We gratefully welcome our new employee, Katie, who is fitting right in with the crew and learning quickly!

We are waiting another week and a half before opening so that we can have salad greens for your holidays. We’ll reopen Saturday, December 12, 10 AM – 12 noon, (Christmas Boat Parade Day). We’ll have herbs, veggies, salad greens and fruit! See you in ten days!

Love, ARTfarm

Closed for 2015 Summer/Fall Break

Greetings from the farm!

Apologies for the short notice: As we usually do, we are going to take a few weeks at this slowed-down time of the year to do some maintenance work, some reflecting, catching up on projects, and taking a little time for ourselves.
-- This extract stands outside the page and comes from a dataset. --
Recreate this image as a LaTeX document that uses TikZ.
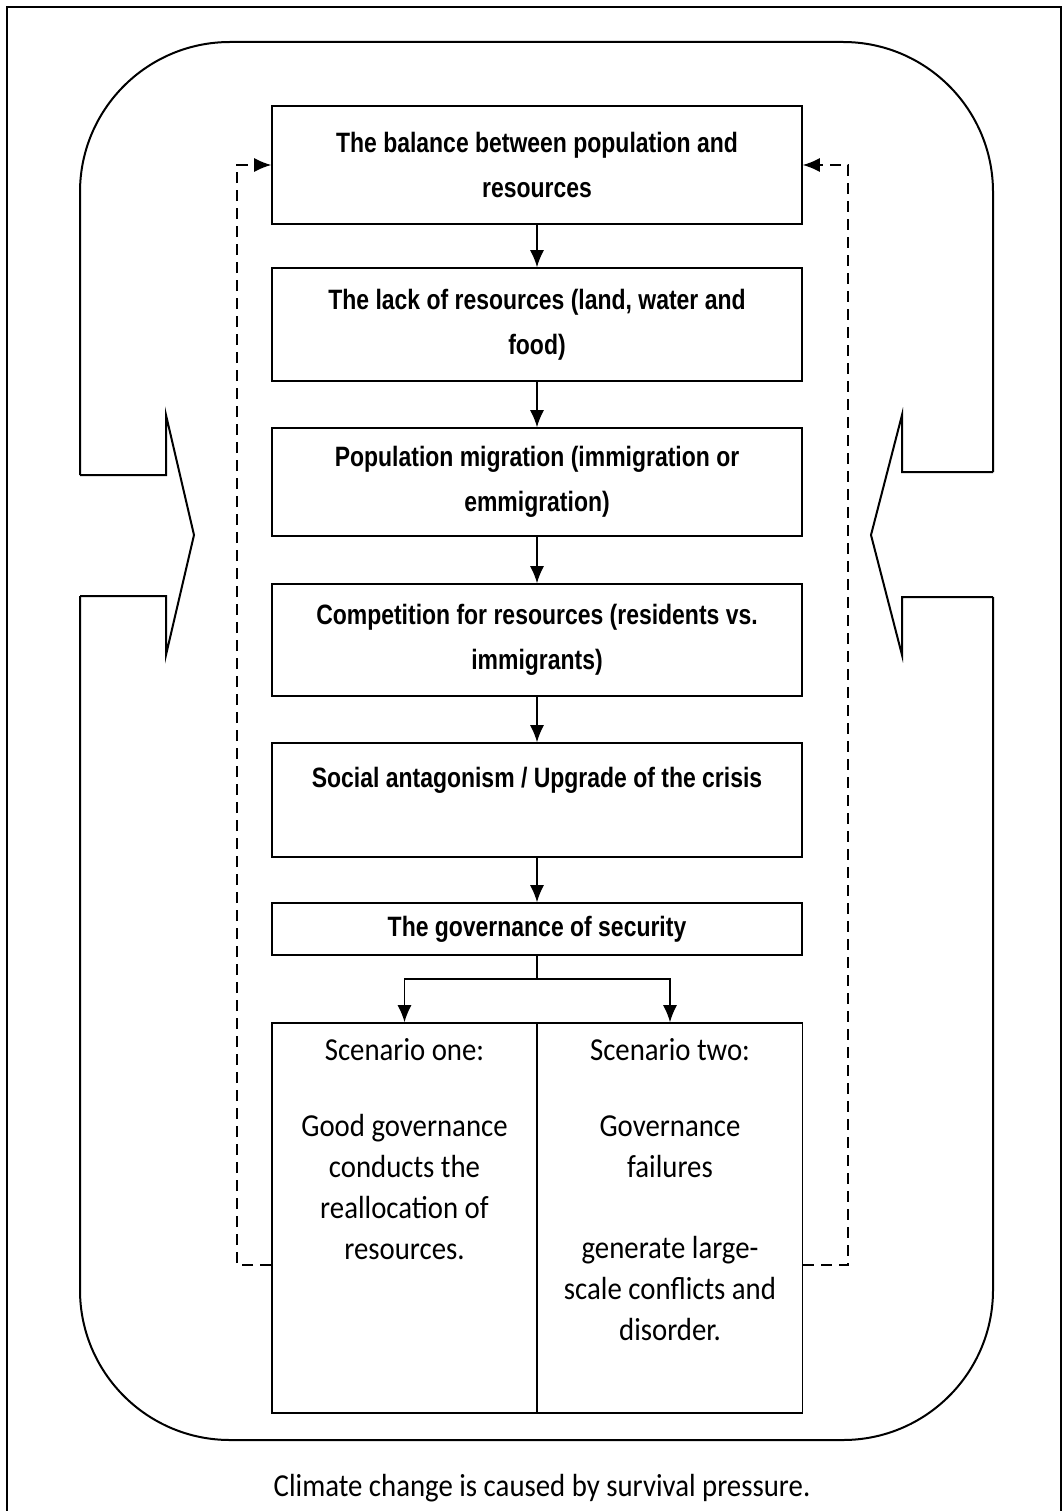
\documentclass[tikz,border=0pt]{standalone}
\usepackage{fontspec}
\setmainfont{Carlito}[FakeStretch=0.9]
\newfontfamily\narrowfont{Liberation Sans}[FakeStretch=0.82]
\usetikzlibrary{arrows.meta}

\begin{document}
\begin{tikzpicture}[
    x=1pt, y=-1pt,
    frame/.style={line width=2pt},
    box_text/.style={rectangle, draw, line width=1.6pt, align=center, minimum width=530pt, inner sep=0pt, font=\narrowfont\bfseries\fontsize{28pt}{45pt}\selectfont},
    box_scen/.style={rectangle, draw, line width=1.6pt, minimum width=265pt, minimum height=390pt, inner sep=0pt, font=\fontsize{32pt}{41pt}\selectfont},
    note_text/.style={font=\fontsize{32pt}{41pt}\selectfont},
    flow/.style={draw, line width=1.4pt, -{Latex[length=17pt, width=14pt]}},
    feedback/.style={draw, line width=1.4pt, dash pattern=on 11pt off 7pt, -{Latex[length=17pt, width=14pt]}}
]
\useasboundingbox (0,0) rectangle (1063,1511);
% page frame, open at the bottom
\draw[frame] (7,1530) |- (1061,7) -- (1061,1530);

% the rounded loop with its two inward arrows
\draw[frame, rounded corners=150pt] (80,475) -- (80,42) -- (993,42) -- (993,472);
\draw[frame, rounded corners=150pt] (80,596) -- (80,1440) -- (993,1440) -- (993,597);
\draw[frame] (80,475) -- (166,475) -- (166,415) -- (194,535) -- (166,655) -- (166,596) -- (80,596);
\draw[frame] (993,472) -- (902,472) -- (902,415) -- (871,535) -- (902,655) -- (902,597) -- (993,597);

% chain of boxes
\node[box_text, minimum height=118pt] (bal) at (537,165) {The balance between population and\\ resources};
\node[box_text, minimum height=113pt] (lack) at (537,324.5) {The lack of resources (land, water and\\ food)};
\node[box_text, minimum height=108pt] (migr) at (537,482) {Population migration (immigration or\\ emmigration)};
\node[box_text, minimum height=112pt] (comp) at (537,640) {Competition for resources (residents vs.\\ immigrants)};
\node[box_text, minimum height=114pt] (antag) at (537,800) {Social antagonism / Upgrade of the crisis\\ \mbox{}};
\node[box_text, minimum height=52pt] (gov) at (537,929) {The governance of security};

\node[box_scen] (sone) at (404.5,1218) {\parbox[t][360pt][t]{240pt}{\centering
    Scenario one:\\[35pt]
    Good governance\\ conducts the\\ reallocation of\\ resources.}};
\node[box_scen] (stwo) at (670,1218) {\parbox[t][360pt][t]{240pt}{\centering
    Scenario two:\\[35pt]
    Governance\\ failures\\[40pt]
    generate large-\\ scale conflicts and\\ disorder.}};

\draw[flow] (bal) -- (lack);
\draw[flow] (lack) -- (migr);
\draw[flow] (migr) -- (comp);
\draw[flow] (comp) -- (antag);
\draw[flow] (antag) -- (gov);
\coordinate (br) at (537,979);
\draw[line width=1.4pt] (gov) -- (br);
\draw[flow] (br) -| (sone);
\draw[flow] (br) -| (stwo);

% feedback to the top box
\coordinate (fbl) at (237,1265);
\coordinate (fbr) at (848,1265);
\draw[feedback] (fbl -| sone.west) -- (fbl) |- (bal.west);
\draw[feedback] (fbr -| stwo.east) -- (fbr) |- (bal.east);

\node[note_text] (note) at (542,1488) {Climate change is caused by survival pressure.};
\end{tikzpicture}
\end{document}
So at the risk of seeming a bit abrupt, we are letting you know that we will not be open this morning, Saturday, August 22nd. We will probably reopen in mid to late October, depending on whether or not it rains and for enough duration to help our soil recover from this extensive drought.

Two kids hang out in a grass hut they made from dead coconut trees, victims of the drought.
Making lemonade from lemons. Here’s something fun to do with dead coconut trees: build a shady little fort to hang out in!

Speaking of the drought, we may be on the road to recovery after this weekend with a visit from tropical storm/depression/hurricane Danny, and hopefully with a few more precipative events in his wake. Keep in mind that for us and many other livestock and crops farmers, it will take time after rains arrive for our farms to recover. It is not going to be an instantaneous recovery once water hits the soil. Many pastures taxed by lack of rainfall and extended grazing periods will have to be reseeded. The balance of beneficial organisms in the soil has been altered by months of dry, punishing heat and wind. There is going to be a long road back to good soil, sward and plant health, after not having any substantial rain since February.

Big shout out and thanks to Sejah Farm, who collected donations from the public for drought relief and used the money to purchase hay, grain and milk replacer and distributed it among their production partners. We received two pickup truckloads of baled hay for our sheep. Thanks to everyone who donated. JCC, you should be sleeping well at night! Special thanks for your support for our island farmers.